We all exist within unique contexts and we want to be the best that we can be in terms of behavior and the expectations of the community we reside in. In the past, while growing up in Botswana, I questioned some gendered cultural practices, but there was no platform for such dialogues. As I traveled, I gradually got out of the cage and gained the confidence to actually get to a place where I can now join the global community to ask these difficult questions and look into these issues more in-depth. It’s still a work in progress. I realize I think the main issue here has to be the culture. Gender equity is particularly important for African women, it is a discourse that requires a shift of cultural mentality that has been in existence for quite a long time. It’s going to require a lot of patience; it’s a long-term process.

On northerners researching the Global South

Some researchers and development practitioners, especially from abroad, have adopted a sole aim of seeking to assist Africans. When you adopt the mentality of “I’m coming in this place because there is a lack that I want to address,” you’ve already closed all channels and possibilities for learning. Everyone in research should begin to view Africa in a totally different way. It is imperative to adjust our work to respect and fit the community’s cultural expectations. Moreover, in doing so there has to be some flexibility in terminology. When we get to various settings, we need to gauge the terrain, the climate, the temperatures, the gender temperatures to bring oneself to the level where the people are at.
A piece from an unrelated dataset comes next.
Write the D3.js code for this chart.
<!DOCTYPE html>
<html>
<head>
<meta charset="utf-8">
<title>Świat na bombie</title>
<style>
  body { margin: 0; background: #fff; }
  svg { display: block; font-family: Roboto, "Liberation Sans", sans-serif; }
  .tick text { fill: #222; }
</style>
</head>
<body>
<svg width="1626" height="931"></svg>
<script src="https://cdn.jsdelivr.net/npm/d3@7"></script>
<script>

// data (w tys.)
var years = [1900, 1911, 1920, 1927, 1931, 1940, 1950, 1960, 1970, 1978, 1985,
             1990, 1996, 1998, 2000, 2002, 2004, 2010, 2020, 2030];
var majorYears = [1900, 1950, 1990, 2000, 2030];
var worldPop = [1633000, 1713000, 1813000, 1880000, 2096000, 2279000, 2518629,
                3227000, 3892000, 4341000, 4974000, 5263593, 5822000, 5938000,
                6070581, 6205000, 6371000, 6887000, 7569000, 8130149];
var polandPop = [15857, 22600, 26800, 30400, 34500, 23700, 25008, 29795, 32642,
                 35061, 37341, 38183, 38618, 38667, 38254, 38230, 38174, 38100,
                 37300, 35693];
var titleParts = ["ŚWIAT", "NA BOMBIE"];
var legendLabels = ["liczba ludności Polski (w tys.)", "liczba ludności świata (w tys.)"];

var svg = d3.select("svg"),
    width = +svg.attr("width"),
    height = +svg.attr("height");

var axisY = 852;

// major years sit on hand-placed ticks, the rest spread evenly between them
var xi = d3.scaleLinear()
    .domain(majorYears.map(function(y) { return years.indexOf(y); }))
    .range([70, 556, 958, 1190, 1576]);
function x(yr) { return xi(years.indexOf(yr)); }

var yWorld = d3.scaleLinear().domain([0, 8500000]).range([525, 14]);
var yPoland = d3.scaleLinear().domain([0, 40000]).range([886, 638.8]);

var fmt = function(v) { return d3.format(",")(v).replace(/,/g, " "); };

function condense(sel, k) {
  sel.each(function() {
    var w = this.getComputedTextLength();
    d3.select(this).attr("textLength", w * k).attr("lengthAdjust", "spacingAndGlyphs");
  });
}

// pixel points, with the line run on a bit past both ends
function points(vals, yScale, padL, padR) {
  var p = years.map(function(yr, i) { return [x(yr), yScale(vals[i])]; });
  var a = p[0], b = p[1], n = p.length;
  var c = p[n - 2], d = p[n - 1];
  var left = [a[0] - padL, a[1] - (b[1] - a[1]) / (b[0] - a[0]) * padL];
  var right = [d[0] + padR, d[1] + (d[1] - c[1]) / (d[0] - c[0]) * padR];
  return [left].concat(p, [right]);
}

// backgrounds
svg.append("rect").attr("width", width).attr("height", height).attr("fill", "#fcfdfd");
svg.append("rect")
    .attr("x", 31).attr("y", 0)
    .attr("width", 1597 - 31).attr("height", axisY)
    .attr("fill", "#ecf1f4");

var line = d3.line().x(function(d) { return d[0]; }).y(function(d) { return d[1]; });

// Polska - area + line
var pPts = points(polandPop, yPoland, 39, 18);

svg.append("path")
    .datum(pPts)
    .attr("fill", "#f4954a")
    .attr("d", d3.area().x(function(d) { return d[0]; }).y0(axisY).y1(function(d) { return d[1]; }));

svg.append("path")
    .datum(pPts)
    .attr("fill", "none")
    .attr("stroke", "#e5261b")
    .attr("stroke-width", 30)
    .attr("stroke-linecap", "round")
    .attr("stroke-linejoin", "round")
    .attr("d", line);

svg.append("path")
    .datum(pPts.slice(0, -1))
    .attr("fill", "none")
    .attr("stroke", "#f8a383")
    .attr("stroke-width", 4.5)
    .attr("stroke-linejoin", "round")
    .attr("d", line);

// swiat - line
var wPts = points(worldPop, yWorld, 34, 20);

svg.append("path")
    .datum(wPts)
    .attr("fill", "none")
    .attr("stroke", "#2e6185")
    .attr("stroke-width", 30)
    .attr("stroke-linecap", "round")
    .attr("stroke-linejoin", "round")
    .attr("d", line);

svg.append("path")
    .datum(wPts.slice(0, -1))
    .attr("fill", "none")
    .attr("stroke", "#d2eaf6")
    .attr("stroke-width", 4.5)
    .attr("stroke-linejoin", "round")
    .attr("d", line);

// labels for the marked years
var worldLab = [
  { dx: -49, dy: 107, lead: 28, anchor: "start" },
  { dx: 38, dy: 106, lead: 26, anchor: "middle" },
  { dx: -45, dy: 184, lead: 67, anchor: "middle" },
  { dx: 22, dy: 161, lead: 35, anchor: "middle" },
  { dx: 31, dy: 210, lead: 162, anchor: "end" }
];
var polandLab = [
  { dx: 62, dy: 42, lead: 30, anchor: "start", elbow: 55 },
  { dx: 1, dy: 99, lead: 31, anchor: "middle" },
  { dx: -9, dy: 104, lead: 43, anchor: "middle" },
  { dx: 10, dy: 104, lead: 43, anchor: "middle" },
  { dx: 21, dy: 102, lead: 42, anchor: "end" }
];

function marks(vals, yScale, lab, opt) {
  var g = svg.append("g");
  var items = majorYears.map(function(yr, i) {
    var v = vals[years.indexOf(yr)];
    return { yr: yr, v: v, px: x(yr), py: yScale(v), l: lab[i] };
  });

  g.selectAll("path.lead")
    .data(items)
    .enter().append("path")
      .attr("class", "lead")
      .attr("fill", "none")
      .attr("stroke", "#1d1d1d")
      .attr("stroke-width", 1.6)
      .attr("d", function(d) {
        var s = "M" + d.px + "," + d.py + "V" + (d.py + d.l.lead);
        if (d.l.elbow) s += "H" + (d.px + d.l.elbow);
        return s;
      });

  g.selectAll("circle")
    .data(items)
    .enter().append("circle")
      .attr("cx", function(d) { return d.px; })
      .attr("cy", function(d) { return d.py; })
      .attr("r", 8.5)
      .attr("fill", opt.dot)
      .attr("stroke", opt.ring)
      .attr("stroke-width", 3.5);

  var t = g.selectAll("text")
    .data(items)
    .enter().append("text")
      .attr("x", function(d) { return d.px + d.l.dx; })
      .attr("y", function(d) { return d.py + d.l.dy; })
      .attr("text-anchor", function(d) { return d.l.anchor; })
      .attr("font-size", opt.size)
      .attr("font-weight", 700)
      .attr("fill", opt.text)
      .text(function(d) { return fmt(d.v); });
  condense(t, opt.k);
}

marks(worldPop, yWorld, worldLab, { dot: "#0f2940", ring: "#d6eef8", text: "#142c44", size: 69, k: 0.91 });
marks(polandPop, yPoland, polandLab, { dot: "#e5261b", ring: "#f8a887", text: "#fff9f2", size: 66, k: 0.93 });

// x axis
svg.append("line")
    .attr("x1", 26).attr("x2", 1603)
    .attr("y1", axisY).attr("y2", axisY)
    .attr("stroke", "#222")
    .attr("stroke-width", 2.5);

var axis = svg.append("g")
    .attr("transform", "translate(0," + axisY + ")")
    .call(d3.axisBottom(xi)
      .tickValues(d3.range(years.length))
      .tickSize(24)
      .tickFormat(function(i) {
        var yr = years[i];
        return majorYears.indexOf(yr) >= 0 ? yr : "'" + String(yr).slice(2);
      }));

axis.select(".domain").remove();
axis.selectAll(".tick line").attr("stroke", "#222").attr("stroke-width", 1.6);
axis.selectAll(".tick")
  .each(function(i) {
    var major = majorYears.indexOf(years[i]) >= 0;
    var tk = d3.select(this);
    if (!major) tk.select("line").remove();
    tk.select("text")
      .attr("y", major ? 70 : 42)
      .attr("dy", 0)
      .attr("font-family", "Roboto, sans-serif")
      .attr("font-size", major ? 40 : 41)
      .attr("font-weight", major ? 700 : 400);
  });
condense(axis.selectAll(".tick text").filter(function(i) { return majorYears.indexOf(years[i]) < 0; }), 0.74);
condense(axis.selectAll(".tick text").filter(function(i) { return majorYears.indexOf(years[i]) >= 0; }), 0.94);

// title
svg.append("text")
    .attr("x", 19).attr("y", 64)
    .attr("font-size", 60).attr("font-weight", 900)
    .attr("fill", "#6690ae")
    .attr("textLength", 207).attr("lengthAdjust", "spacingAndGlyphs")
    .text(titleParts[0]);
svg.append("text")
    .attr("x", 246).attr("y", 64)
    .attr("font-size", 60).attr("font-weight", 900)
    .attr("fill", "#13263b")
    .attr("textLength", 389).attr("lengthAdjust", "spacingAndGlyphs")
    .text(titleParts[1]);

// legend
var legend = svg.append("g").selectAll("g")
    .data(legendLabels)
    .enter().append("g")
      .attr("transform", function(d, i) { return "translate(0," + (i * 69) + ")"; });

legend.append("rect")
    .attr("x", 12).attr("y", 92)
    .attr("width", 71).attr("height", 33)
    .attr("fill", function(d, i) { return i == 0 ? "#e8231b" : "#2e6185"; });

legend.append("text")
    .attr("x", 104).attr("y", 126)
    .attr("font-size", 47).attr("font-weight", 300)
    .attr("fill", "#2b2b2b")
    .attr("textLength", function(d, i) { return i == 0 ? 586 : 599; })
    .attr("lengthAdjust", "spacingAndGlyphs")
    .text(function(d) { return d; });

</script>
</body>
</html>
For example in Botswana, especially in rural areas, I am cautious with the use of the  word “gender equity,” but use other terms such as “gender sensibility ” for cultural appropriateness. In Botswana, people in urban areas have a greater awareness about the gender issues than their counterparts in rural areas.


I hope to see the diversities of our community being maintained by giving all communities the opportunity to chart their own path. It is very important that gender equity be formulated within their own culture and cultural understandings. We are diverse. We shouldn’t be trying to create a monolithic framework that would fit everybody, because that’s not how the world functions.

There is often a misconception about women who are involved in gender. I became an advocate for gender equity in recent years and I am still learning to find my place and position. I have also committed myself to furthering my education up to this level, with the hope of motivating young girls in rural areas. I was raised in a rural area, and I’m very proud of that. I am therefore hoping that my work and achievements inspire someone else.